Retype the whole listing verbatim and keep the pictures out of it.

-- BEGIN --

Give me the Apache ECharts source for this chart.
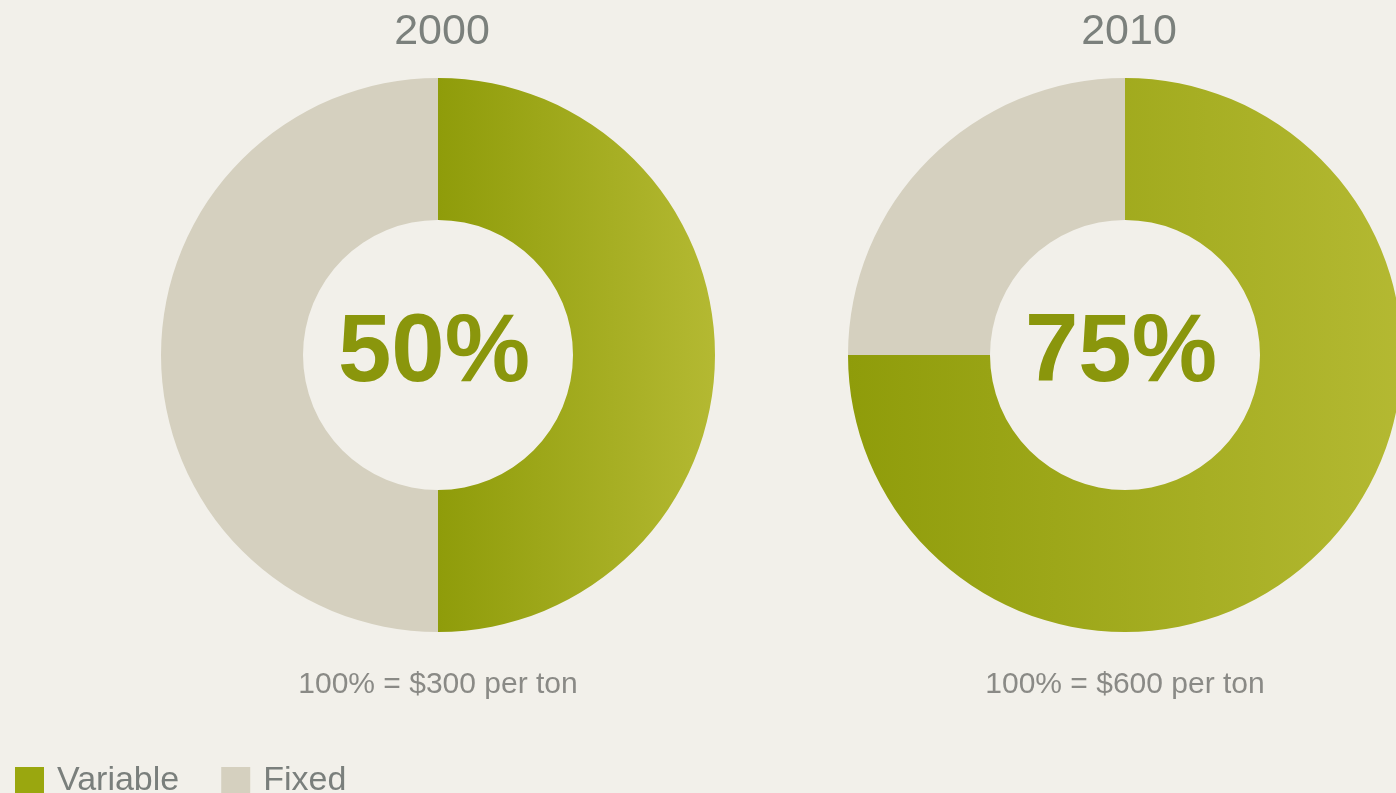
<!DOCTYPE html>
<html>
<head>
<meta charset="utf-8">
<script src="https://cdn.jsdelivr.net/npm/echarts@6/dist/echarts.min.js"></script>
<style>
html,body{margin:0;padding:0;background:#f2f0ea;}
#chart{width:1396px;height:793px;}
</style>
</head>
<body>
<div id="chart"></div>
<script>
const years = ['2000', '2010'];
const categories = ['Variable', 'Fixed'];
const variableShare = [50, 75];
const fixedShare = [50, 25];
const basisLabels = ['100% = $300 per ton', '100% = $600 per ton'];

const centers = [[438, 355], [1125, 355]];
const FONT = '"Liberation Sans", Arial, Helvetica, sans-serif';
const green = {
  type: 'linear', x: 0, y: 0, x2: 1, y2: 0,
  colorStops: [{offset: 0, color: '#8f9c0a'}, {offset: 1, color: '#b4b932'}]
};
const fixedColor = '#d5d0bf';

const chart = echarts.init(document.getElementById('chart'));

const series = years.map((y, i) => ({
  type: 'pie',
  name: y,
  center: centers[i],
  radius: [135, 277],
  startAngle: 90,
  clockwise: true,
  avoidLabelOverlap: false,
  emphasis: {disabled: true},
  label: {
    show: true,
    position: 'center',
    formatter: p => p.name === 'Variable' ? Math.round(p.percent) + '%' : '',
    fontFamily: FONT,
    fontWeight: 'bold',
    fontSize: 96,
    color: '#8a960c',
    offset: [-4, 0]
  },
  labelLine: {show: false},
  data: [
    {name: categories[0], value: variableShare[i], itemStyle: {color: green}},
    {name: categories[1], value: fixedShare[i], itemStyle: {color: fixedColor}}
  ]
}));

const graphics = [];
years.forEach((y, i) => {
  graphics.push({
    type: 'text', x: centers[i][0] + 4, y: 32,
    style: {text: y, fontFamily: FONT, fontSize: 43, fill: '#7b807c', textAlign: 'center', textVerticalAlign: 'middle'}
  });
  graphics.push({
    type: 'text', x: centers[i][0], y: 685,
    style: {text: basisLabels[i], fontFamily: FONT, fontSize: 30, fill: '#8a8a86', textAlign: 'center', textVerticalAlign: 'middle'}
  });
});

chart.setOption({
  backgroundColor: '#f2f0ea',
  animation: false,
  legend: {
    left: 15, top: 764, padding: 0,
    itemWidth: 29, itemHeight: 28, itemGap: 42,
    icon: 'rect',
    textStyle: {fontFamily: FONT, fontSize: 34, color: '#7a7f7c', padding: [0, 0, 0, 8]},
    data: [
      {name: categories[0], itemStyle: {color: '#9aa70f'}},
      {name: categories[1], itemStyle: {color: fixedColor}}
    ]
  },
  graphic: graphics,
  series: series
});
</script>
</body>
</html>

-- END --

Response ::
Give me the Apache ECharts source for this chart.
<!DOCTYPE html>
<html>
<head>
<meta charset="utf-8">
<script src="https://cdn.jsdelivr.net/npm/echarts@6/dist/echarts.min.js"></script>
<style>
html,body{margin:0;padding:0;background:#f2f0ea;}
#chart{width:1396px;height:793px;}
</style>
</head>
<body>
<div id="chart"></div>
<script>
const years = ['2000', '2010'];
const categories = ['Variable', 'Fixed'];
const variableShare = [50, 75];
const fixedShare = [50, 25];
const basisLabels = ['100% = $300 per ton', '100% = $600 per ton'];

const centers = [[438, 355], [1125, 355]];
const FONT = '"Liberation Sans", Arial, Helvetica, sans-serif';
const green = {
  type: 'linear', x: 0, y: 0, x2: 1, y2: 0,
  colorStops: [{offset: 0, color: '#8f9c0a'}, {offset: 1, color: '#b4b932'}]
};
const fixedColor = '#d5d0bf';

const chart = echarts.init(document.getElementById('chart'));

const series = years.map((y, i) => ({
  type: 'pie',
  name: y,
  center: centers[i],
  radius: [135, 277],
  startAngle: 90,
  clockwise: true,
  avoidLabelOverlap: false,
  emphasis: {disabled: true},
  label: {
    show: true,
    position: 'center',
    formatter: p => p.name === 'Variable' ? Math.round(p.percent) + '%' : '',
    fontFamily: FONT,
    fontWeight: 'bold',
    fontSize: 96,
    color: '#8a960c',
    offset: [-4, 0]
  },
  labelLine: {show: false},
  data: [
    {name: categories[0], value: variableShare[i], itemStyle: {color: green}},
    {name: categories[1], value: fixedShare[i], itemStyle: {color: fixedColor}}
  ]
}));

const graphics = [];
years.forEach((y, i) => {
  graphics.push({
    type: 'text', x: centers[i][0] + 4, y: 32,
    style: {text: y, fontFamily: FONT, fontSize: 43, fill: '#7b807c', textAlign: 'center', textVerticalAlign: 'middle'}
  });
  graphics.push({
    type: 'text', x: centers[i][0], y: 685,
    style: {text: basisLabels[i], fontFamily: FONT, fontSize: 30, fill: '#8a8a86', textAlign: 'center', textVerticalAlign: 'middle'}
  });
});

chart.setOption({
  backgroundColor: '#f2f0ea',
  animation: false,
  legend: {
    left: 15, top: 764, padding: 0,
    itemWidth: 29, itemHeight: 28, itemGap: 42,
    icon: 'rect',
    textStyle: {fontFamily: FONT, fontSize: 34, color: '#7a7f7c', padding: [0, 0, 0, 8]},
    data: [
      {name: categories[0], itemStyle: {color: '#9aa70f'}},
      {name: categories[1], itemStyle: {color: fixedColor}}
    ]
  },
  graphic: graphics,
  series: series
});
</script>
</body>
</html>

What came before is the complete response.